State Report: 10 Patients Put At Risk At Svmc Problems Have Been Resolved; One Couple Suing Over Care

With effort, Linda Walks can pull the names of her grown children out of her head. But she cannot remember that one daughter is living with her.

She can’t recall that there’s a coffee pot on the stove. She doesn’t recognize her lawyer.

Her husband, David, attributes her loss of short-term memory to poor care given at the Silver Valley Medical Center emergency room in April 1996.

Last week, the Wallace couple filed a malpractice suit in 1st District Court against the hospital and Dr. Chris Christensen.

“She’s permanently brain-damaged, that’s the bottom line,” said Bruce Owens, the Walks’ attorney.

According to an Idaho Health and Welfare Department investigation, Walks was among 10 patients put at risk in the Silverton hospital’s emergency room because medical staff was inadequate.

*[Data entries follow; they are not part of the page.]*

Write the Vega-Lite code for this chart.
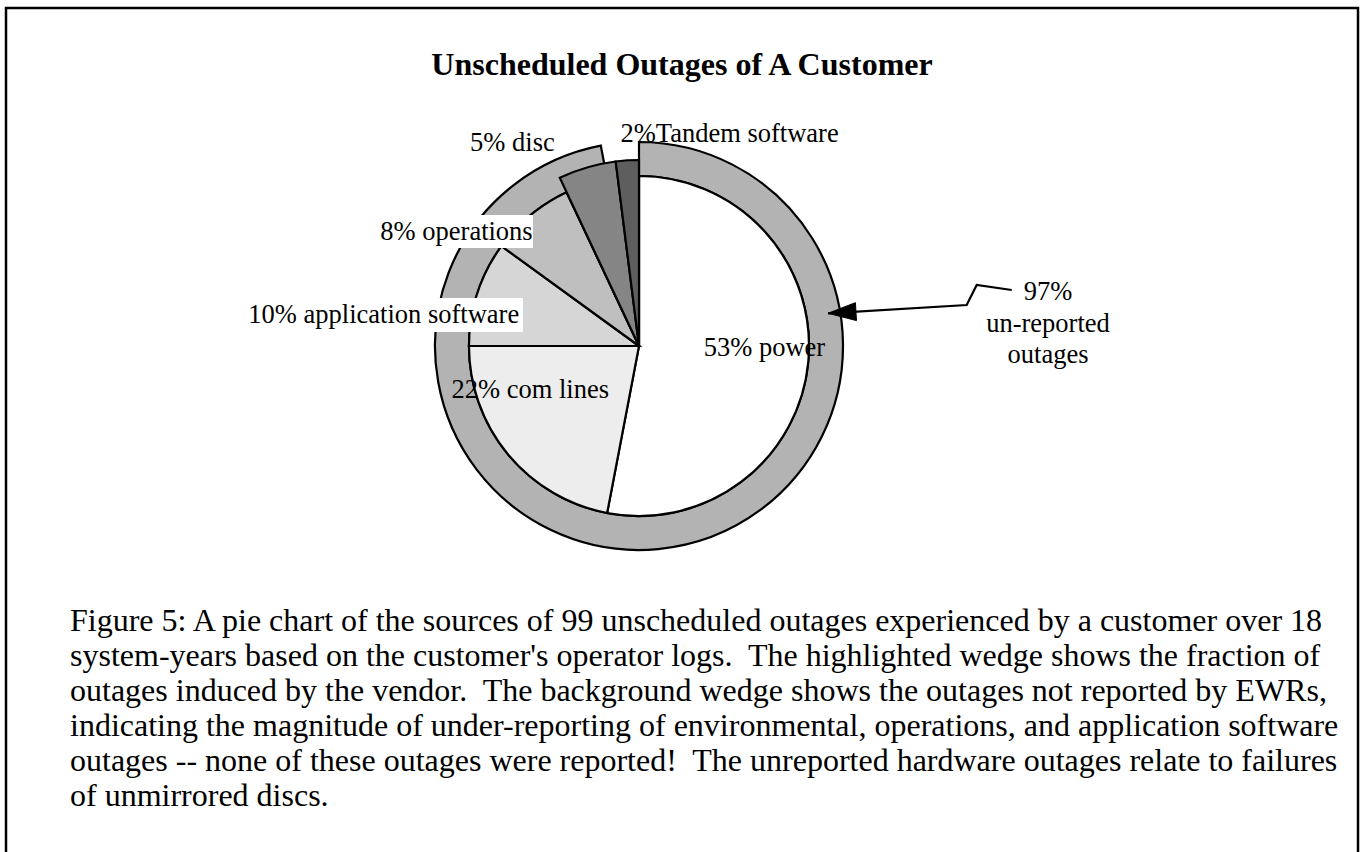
{
  "$schema": "https://vega.github.io/schema/vega-lite/v6.json",
  "width": 1361,
  "height": 852,
  "autosize": {"type": "fit", "contains": "padding"},
  "padding": {"left": 6, "top": 8, "right": 3, "bottom": -12},
  "background": "white",
  "config": {
    "view": {"stroke": "black", "strokeWidth": 2.5},
    "font": "Liberation Serif",
    "text": {"font": "Liberation Serif", "color": "black"}
  },
  "datasets": {
    "wedges": [
      {"cause": "power", "pct": 53, "label": "53% power", "order": 1, "vendor": false},
      {"cause": "com lines", "pct": 22, "label": "22% com lines", "order": 2, "vendor": false},
      {"cause": "application software", "pct": 10, "label": "10% application software", "order": 3, "vendor": false},
      {"cause": "operations", "pct": 8, "label": "8% operations", "order": 4, "vendor": false},
      {"cause": "disc", "pct": 5, "label": "5% disc", "order": 5, "vendor": true},
      {"cause": "Tandem software", "pct": 2, "label": "2%Tandem software", "order": 6, "vendor": true}
    ],
    "ring": [
      {"segment": "un-reported", "pct": 97, "order": 1, "label": ["97%", "un-reported", "outages"]},
      {"segment": "reported", "pct": 3, "order": 2, "label": [""]}
    ],
    "texts": [
      {"title": "Unscheduled Outages of A Customer",
       "caption": [
        "Figure 5: A pie chart of the sources of 99 unscheduled outages experienced by a customer over 18",
        "system-years based on the customer's operator logs.\u00a0 The highlighted wedge shows the fraction of",
        "outages induced by the vendor.\u00a0 The background wedge shows the outages not reported by EWRs,",
        "indicating the magnitude of under-reporting of environmental, operations, and application software",
        "outages -- none of these outages were reported!\u00a0 The unreported hardware outages relate to failures",
        "of unmirrored discs."
       ]}
    ]
  },
  "layer": [
    {
      "data": {"name": "ring"},
      "mark": {"type": "arc", "radius": 204, "radius2": 170, "stroke": "black", "strokeWidth": 2.2, "fill": "#b3b3b3"},
      "encoding": {
        "theta": {"field": "pct", "type": "quantitative", "stack": true, "scale": {"domain": [0, 100]}},
        "order": {"field": "order", "type": "quantitative"},
        "opacity": {"condition": {"test": "datum.segment === 'un-reported'", "value": 1}, "value": 0},
        "x": {"value": 633},
        "y": {"value": 338}
      }
    },
    {
      "data": {"name": "wedges"},
      "mark": {"type": "arc", "radius": 170, "stroke": "black", "strokeWidth": 2.2},
      "encoding": {
        "theta": {"field": "pct", "type": "quantitative", "stack": true, "scale": {"domain": [0, 100]}},
        "order": {"field": "order", "type": "quantitative"},
        "fill": {"field": "cause", "type": "nominal", "legend": null,
          "scale": {"domain": ["power", "com lines", "application software", "operations", "disc", "Tandem software"],
                    "range": ["#ffffff", "#ededed", "#d6d6d6", "#bfbfbf", "#858585", "#5e5e5e"]}},
        "x": {"value": 633},
        "y": {"value": 338}
      }
    },
    {
      "data": {"name": "wedges"},
      "mark": {"type": "arc", "radius": 186, "stroke": "black", "strokeWidth": 2.2},
      "encoding": {
        "theta": {"field": "pct", "type": "quantitative", "stack": true, "scale": {"domain": [0, 100]}},
        "order": {"field": "order", "type": "quantitative"},
        "fill": {"field": "cause", "type": "nominal", "legend": null},
        "opacity": {"condition": {"test": "datum.vendor", "value": 1}, "value": 0},
        "x": {"value": 633},
        "y": {"value": 338}
      }
    },
    {
      "data": {"values": [{"box": "application software label"}]},
      "mark": {"type": "point", "shape": "M-1,-0.1214H1V0.1214H-1Z", "filled": true, "fill": "white", "strokeWidth": 0, "opacity": 1, "size": 78400},
      "encoding": {"x": {"value": 377}, "y": {"value": 307}}
    },
    {
      "data": {"values": [{"box": "operations label"}]},
      "mark": {"type": "point", "shape": "M-1,-0.2157H1V0.2157H-1Z", "filled": true, "fill": "white", "strokeWidth": 0, "opacity": 1, "size": 23409},
      "encoding": {"x": {"value": 450.5}, "y": {"value": 223.5}}
    },
    {
      "data": {"name": "wedges"},
      "mark": {"type": "text", "radius": 125, "dx": 1, "dy": -10, "fontSize": 26.5, "align": "center", "baseline": "middle"},
      "encoding": {
        "theta": {"field": "pct", "type": "quantitative", "stack": true, "scale": {"domain": [0, 100]}},
        "order": {"field": "order", "type": "quantitative"},
        "text": {"condition": {"test": "datum.cause === 'power'", "field": "label"}, "value": ""},
        "x": {"value": 633},
        "y": {"value": 338}
      }
    },
    {
      "data": {"name": "wedges"},
      "mark": {"type": "text", "radius": 110, "dx": -24, "dy": -26, "fontSize": 26.5, "align": "center", "baseline": "middle"},
      "encoding": {
        "theta": {"field": "pct", "type": "quantitative", "stack": true, "scale": {"domain": [0, 100]}},
        "order": {"field": "order", "type": "quantitative"},
        "text": {"condition": {"test": "datum.cause === 'com lines'", "field": "label"}, "value": ""},
        "x": {"value": 633},
        "y": {"value": 338}
      }
    },
    {
      "data": {"name": "wedges"},
      "mark": {"type": "text", "radius": 240, "dx": -27, "dy": 43, "fontSize": 26.5, "align": "center", "baseline": "middle"},
      "encoding": {
        "theta": {"field": "pct", "type": "quantitative", "stack": true, "scale": {"domain": [0, 100]}},
        "order": {"field": "order", "type": "quantitative"},
        "text": {"condition": {"test": "datum.cause === 'application software'", "field": "label"}, "value": ""},
        "x": {"value": 633},
        "y": {"value": 338}
      }
    },
    {
      "data": {"name": "wedges"},
      "mark": {"type": "text", "radius": 200, "dx": -55, "dy": 40, "fontSize": 26.5, "align": "center", "baseline": "middle"},
      "encoding": {
        "theta": {"field": "pct", "type": "quantitative", "stack": true, "scale": {"domain": [0, 100]}},
        "order": {"field": "order", "type": "quantitative"},
        "text": {"condition": {"test": "datum.cause === 'operations'", "field": "label"}, "value": ""},
        "x": {"value": 633},
        "y": {"value": 338}
      }
    },
    {
      "data": {"name": "wedges"},
      "mark": {"type": "text", "radius": 210, "dx": -68, "dy": -1, "fontSize": 26.5, "align": "center", "baseline": "middle"},
      "encoding": {
        "theta": {"field": "pct", "type": "quantitative", "stack": true, "scale": {"domain": [0, 100]}},
        "order": {"field": "order", "type": "quantitative"},
        "text": {"condition": {"test": "datum.cause === 'disc'", "field": "label"}, "value": ""},
        "x": {"value": 633},
        "y": {"value": 338}
      }
    },
    {
      "data": {"name": "wedges"},
      "mark": {"type": "text", "radius": 215, "dx": -5, "dy": 3, "fontSize": 26.5, "align": "left", "baseline": "middle"},
      "encoding": {
        "theta": {"field": "pct", "type": "quantitative", "stack": true, "scale": {"domain": [0, 100]}},
        "order": {"field": "order", "type": "quantitative"},
        "text": {"condition": {"test": "datum.cause === 'Tandem software'", "field": "label"}, "value": ""},
        "x": {"value": 633},
        "y": {"value": 338}
      }
    },
    {
      "data": {"name": "ring"},
      "transform": [{"filter": "datum.segment === 'un-reported'"}],
      "mark": {"type": "text", "fontSize": 26.5, "align": "center", "baseline": "middle", "lineHeight": 31.5},
      "encoding": {
        "text": {"field": "label"},
        "x": {"value": 1042},
        "y": {"value": 284}
      }
    },
    {
      "data": {"values": [{"annotation": "arrow"}]},
      "mark": {"type": "point", "shape": "M-1,0.1541L0.5101,0.0637L0.619,-0.1541L1,-0.0996", "filled": false, "fill": null, "stroke": "black", "strokeWidth": 2.2, "opacity": 1, "size": 33746},
      "encoding": {"x": {"value": 913.85}, "y": {"value": 291.15}}
    },
    {
      "data": {"values": [{"annotation": "arrowhead"}]},
      "mark": {"type": "point", "shape": "M-1,0.1541L-0.6898,0.2336L-0.7016,0.0381Z", "filled": true, "fill": "black", "stroke": "black", "strokeWidth": 1, "opacity": 1, "size": 33746},
      "encoding": {"x": {"value": 913.85}, "y": {"value": 291.15}}
    },
    {
      "data": {"name": "texts"},
      "mark": {"type": "text", "fontSize": 32, "fontWeight": "bold", "align": "center", "baseline": "middle"},
      "encoding": {
        "text": {"field": "title"},
        "x": {"value": 676},
        "y": {"value": 57}
      }
    },
    {
      "data": {"name": "texts"},
      "mark": {"type": "text", "fontSize": 32, "align": "left", "baseline": "alphabetic", "lineHeight": 35},
      "encoding": {
        "text": {"field": "caption"},
        "x": {"value": 64},
        "y": {"value": 623}
      }
    }
  ]
}
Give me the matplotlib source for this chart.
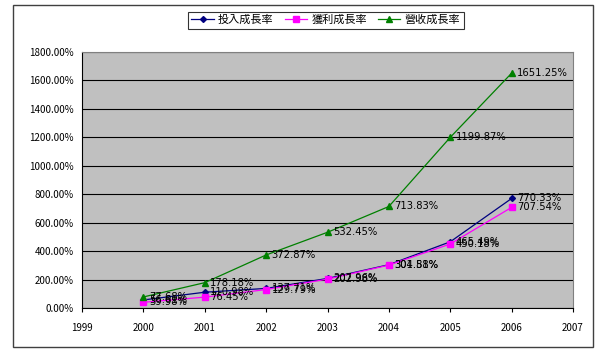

Those problems have been resolved, said John Hathaway, chief of the state’s Bureau of Facilities Standards, so people now can be confident about going to the SVMC emergency room.

Responding to complaints, the bureau looked into the care of 29 people last spring. Investigators concluded that “Patients did not receive adequate medical screenings, nursing staff and others were unaware of hospital policies and procedures, physician on-call schedules were inadequate, and patients (including two with unstable medical conditions) were not seen and/or treated by a physician in the emergency room.”

SVMC can’t afford to pay a doctor to staff its emergency room. Instead, doctors are called in as needed.

Now, two doctors share the duties and the emergency room is open from 7 a.m. to 10 p.m. When Linda Walks’ epileptic seizure sent her there, it was open 24 hours a day. Christensen was the only doctor.

Linda Walks, now 52, went into a seizure about 3 a.m. Her husband gave her oxygen. When that didn’t help, he called the ambulance. He told the crew he wanted her taken to Shoshone Medical Center in Kellogg, where her doctor works.

But paramedics said they had to take her to SVMC, which was 10 minutes closer, because her condition was unstable. They called the hospital to make sure a doctor would be there. A nurse called Christensen, ultimately talking with him three times.

Apparently, everyone thought the doctor was on his way.

The doctor ordered medications for Walks, but didn’t make it in to see her during the one hour she was at SVMC. Last week, standing in the emergency room, Christensen said he had been too sick that night to get out of bed. He insisted it made no difference to the care Walks received.

“She got absolutely the best treatment she could’ve gotten whether there had been a doctor here or not,” he said.

In his response to the state investigation, hospital administrator David Hughes wrote, “All measures of the ER staff clearly heroic. Net result is patient survived with no neuro impairment.”

In an interview, Hughes clarified that he meant Walks had not been brain-damaged because of anything that happened at SVMC.

Attorney Owens said he will prove otherwise. Standard medical protocol wasn’t followed, he said, so Linda Walks’ brain was deprived of oxygen and she will never be the same.

Walks was taken that morning from SVMC to Shoshone Medical Center where, David Walks said, a doctor was waiting at the door.